[Task to complete] Every line below is to be copied exactly, with the pictures left out.

[Information shown]
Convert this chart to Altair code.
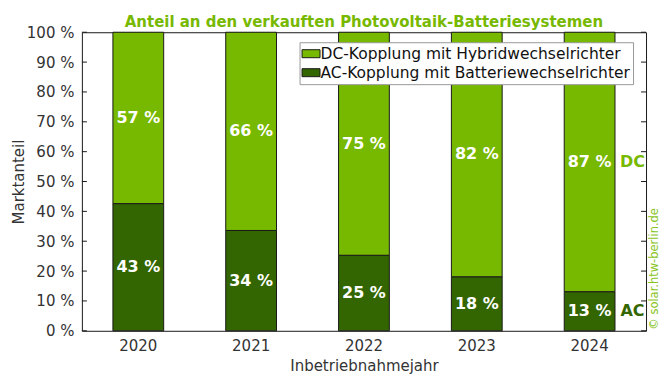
import altair as alt
import pandas as pd

years = ["2020", "2021", "2022", "2023", "2024"]
ac_share = [42.6, 33.6, 25.3, 18.1, 13.1]
dc_share = [57.4, 66.4, 74.7, 81.9, 86.9]
series = ["DC-Kopplung mit Hybridwechselrichter", "AC-Kopplung mit Batteriewechselrichter"]
colors = ["#77b800", "#336600"]
y_ticks = [0, 10, 20, 30, 40, 50, 60, 70, 80, 90, 100]

rows = []
for yr, a, d in zip(years, ac_share, dc_share):
    rows.append(dict(year=yr, series=series[1], value=a, order=0, mid=a / 2, label=f"{round(a)} %"))
    rows.append(dict(year=yr, series=series[0], value=d, order=1, mid=a + d / 2, label=f"{round(d)} %"))
df = pd.DataFrame(rows)
ticks_df = pd.DataFrame({"t": y_ticks})

FONT = "DejaVu Sans"
W, H = 565, 299

xaxis = alt.Axis(labelAngle=0, ticks=False, domain=False, labelPadding=8,
                 labelFontSize=15, titleFontSize=15, labelColor="#333",
                 titleColor="#333", labelFont=FONT, titleFont=FONT,
                 titleFontWeight="normal", titlePadding=5)
yaxis = alt.Axis(values=y_ticks, labelExpr="datum.value + ' %'", ticks=False,
                 domain=False, grid=False, labelPadding=8, labelFontSize=15,
                 titleFontSize=15, labelColor="#333", titleColor="#333",
                 labelFont=FONT, titleFont=FONT, titleFontWeight="normal",
                 titlePadding=0, labelOverlap=False)
xscale = alt.Scale(paddingInner=0.55, paddingOuter=0.275)
yscale = alt.Scale(domain=[0, 100], nice=False)
XT = "Inbetriebnahmejahr"
YT = "Marktanteil"

bars = alt.Chart(df).mark_bar(stroke="#1a1a1a", strokeWidth=1).encode(
    x=alt.X("year:N", title=XT, scale=xscale, axis=xaxis),
    y=alt.Y("value:Q", stack="zero", scale=yscale, title=YT, axis=yaxis),
    color=alt.Color("series:N", scale=alt.Scale(domain=series, range=colors),
                    legend=alt.Legend(title=None, orient="none", legendX=218, legendY=10,
                                      symbolType="M-1.125,-0.5H1.125V0.5H-1.125Z",
                                      symbolSize=256, symbolStrokeColor="#1a1a1a",
                                      symbolStrokeWidth=1, symbolOpacity=1,
                                      labelFontSize=15.5, labelFont=FONT, labelColor="#111",
                                      labelLimit=400, labelOffset=1, rowPadding=2,
                                      padding=3, fillColor="white", strokeColor="#999")),
    order=alt.Order("order:Q"),
)

labels = alt.Chart(df).mark_text(color="white", fontWeight="bold", fontSize=16,
                                 font=FONT, baseline="middle").encode(
    x=alt.X("year:N", title=XT, scale=xscale, axis=xaxis),
    y=alt.Y("mid:Q", scale=yscale, title=YT, axis=yaxis),
    text="label:N",
)

last = df[df["year"] == years[-1]].copy()
last["tag"] = last["series"].map({series[0]: "DC", series[1]: "AC"})
side = alt.Chart(last).mark_text(fontWeight="bold", fontSize=16, font=FONT,
                                 baseline="middle", dx=43).encode(
    x=alt.X("year:N", title=XT, scale=xscale, axis=xaxis),
    y=alt.Y("mid:Q", scale=yscale, title=YT, axis=yaxis),
    text="tag:N",
    color=alt.Color("series:N", scale=alt.Scale(domain=series, range=colors), legend=None),
)

ticks_l = alt.Chart(ticks_df).mark_rule(color="#1a1a1a").encode(
    x=alt.value(0), x2=alt.value(5), y=alt.Y("t:Q", scale=yscale, title=YT, axis=yaxis))
ticks_r = alt.Chart(ticks_df).mark_rule(color="#1a1a1a").encode(
    x=alt.value(W - 5), x2=alt.value(W), y=alt.Y("t:Q", scale=yscale, title=YT, axis=yaxis))

copyright_txt = alt.Chart(pd.DataFrame({"c": ["© solar.htw-berlin.de"]})).mark_text(
    angle=270, fontSize=11.5, font=FONT, color="#88c41c", baseline="middle", align="center"
).encode(x=alt.value(W + 9), y=alt.value(237), text="c:N")

chart = alt.layer(bars, labels, side, ticks_l, ticks_r, copyright_txt).properties(
    width=W, height=H,
    background="white",
    title=alt.Title("Anteil an den verkauften Photovoltaik-Batteriesystemen",
                    color="#77b800", fontSize=15, font=FONT,
                    fontWeight="bold", anchor="middle", offset=0, dy=5),
    autosize=alt.AutoSizeParams(type="none"),
    padding={"left": 74, "top": 24, "right": 16, "bottom": 45},
).configure_view(stroke="#1a1a1a", strokeWidth=1)

chart.save("out.html", embed_options={"renderer": "svg", "actions": False})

[Complete answer]
Convert this chart to Altair code.
import altair as alt
import pandas as pd

years = ["2020", "2021", "2022", "2023", "2024"]
ac_share = [42.6, 33.6, 25.3, 18.1, 13.1]
dc_share = [57.4, 66.4, 74.7, 81.9, 86.9]
series = ["DC-Kopplung mit Hybridwechselrichter", "AC-Kopplung mit Batteriewechselrichter"]
colors = ["#77b800", "#336600"]
y_ticks = [0, 10, 20, 30, 40, 50, 60, 70, 80, 90, 100]

rows = []
for yr, a, d in zip(years, ac_share, dc_share):
    rows.append(dict(year=yr, series=series[1], value=a, order=0, mid=a / 2, label=f"{round(a)} %"))
    rows.append(dict(year=yr, series=series[0], value=d, order=1, mid=a + d / 2, label=f"{round(d)} %"))
df = pd.DataFrame(rows)
ticks_df = pd.DataFrame({"t": y_ticks})

FONT = "DejaVu Sans"
W, H = 565, 299

xaxis = alt.Axis(labelAngle=0, ticks=False, domain=False, labelPadding=8,
                 labelFontSize=15, titleFontSize=15, labelColor="#333",
                 titleColor="#333", labelFont=FONT, titleFont=FONT,
                 titleFontWeight="normal", titlePadding=5)
yaxis = alt.Axis(values=y_ticks, labelExpr="datum.value + ' %'", ticks=False,
                 domain=False, grid=False, labelPadding=8, labelFontSize=15,
                 titleFontSize=15, labelColor="#333", titleColor="#333",
                 labelFont=FONT, titleFont=FONT, titleFontWeight="normal",
                 titlePadding=0, labelOverlap=False)
xscale = alt.Scale(paddingInner=0.55, paddingOuter=0.275)
yscale = alt.Scale(domain=[0, 100], nice=False)
XT = "Inbetriebnahmejahr"
YT = "Marktanteil"

bars = alt.Chart(df).mark_bar(stroke="#1a1a1a", strokeWidth=1).encode(
    x=alt.X("year:N", title=XT, scale=xscale, axis=xaxis),
    y=alt.Y("value:Q", stack="zero", scale=yscale, title=YT, axis=yaxis),
    color=alt.Color("series:N", scale=alt.Scale(domain=series, range=colors),
                    legend=alt.Legend(title=None, orient="none", legendX=218, legendY=10,
                                      symbolType="M-1.125,-0.5H1.125V0.5H-1.125Z",
                                      symbolSize=256, symbolStrokeColor="#1a1a1a",
                                      symbolStrokeWidth=1, symbolOpacity=1,
                                      labelFontSize=15.5, labelFont=FONT, labelColor="#111",
                                      labelLimit=400, labelOffset=1, rowPadding=2,
                                      padding=3, fillColor="white", strokeColor="#999")),
    order=alt.Order("order:Q"),
)

labels = alt.Chart(df).mark_text(color="white", fontWeight="bold", fontSize=16,
                                 font=FONT, baseline="middle").encode(
    x=alt.X("year:N", title=XT, scale=xscale, axis=xaxis),
    y=alt.Y("mid:Q", scale=yscale, title=YT, axis=yaxis),
    text="label:N",
)

last = df[df["year"] == years[-1]].copy()
last["tag"] = last["series"].map({series[0]: "DC", series[1]: "AC"})
side = alt.Chart(last).mark_text(fontWeight="bold", fontSize=16, font=FONT,
                                 baseline="middle", dx=43).encode(
    x=alt.X("year:N", title=XT, scale=xscale, axis=xaxis),
    y=alt.Y("mid:Q", scale=yscale, title=YT, axis=yaxis),
    text="tag:N",
    color=alt.Color("series:N", scale=alt.Scale(domain=series, range=colors), legend=None),
)

ticks_l = alt.Chart(ticks_df).mark_rule(color="#1a1a1a").encode(
    x=alt.value(0), x2=alt.value(5), y=alt.Y("t:Q", scale=yscale, title=YT, axis=yaxis))
ticks_r = alt.Chart(ticks_df).mark_rule(color="#1a1a1a").encode(
    x=alt.value(W - 5), x2=alt.value(W), y=alt.Y("t:Q", scale=yscale, title=YT, axis=yaxis))

copyright_txt = alt.Chart(pd.DataFrame({"c": ["© solar.htw-berlin.de"]})).mark_text(
    angle=270, fontSize=11.5, font=FONT, color="#88c41c", baseline="middle", align="center"
).encode(x=alt.value(W + 9), y=alt.value(237), text="c:N")

chart = alt.layer(bars, labels, side, ticks_l, ticks_r, copyright_txt).properties(
    width=W, height=H,
    background="white",
    title=alt.Title("Anteil an den verkauften Photovoltaik-Batteriesystemen",
                    color="#77b800", fontSize=15, font=FONT,
                    fontWeight="bold", anchor="middle", offset=0, dy=5),
    autosize=alt.AutoSizeParams(type="none"),
    padding={"left": 74, "top": 24, "right": 16, "bottom": 45},
).configure_view(stroke="#1a1a1a", strokeWidth=1)

chart.save("out.html", embed_options={"renderer": "svg", "actions": False})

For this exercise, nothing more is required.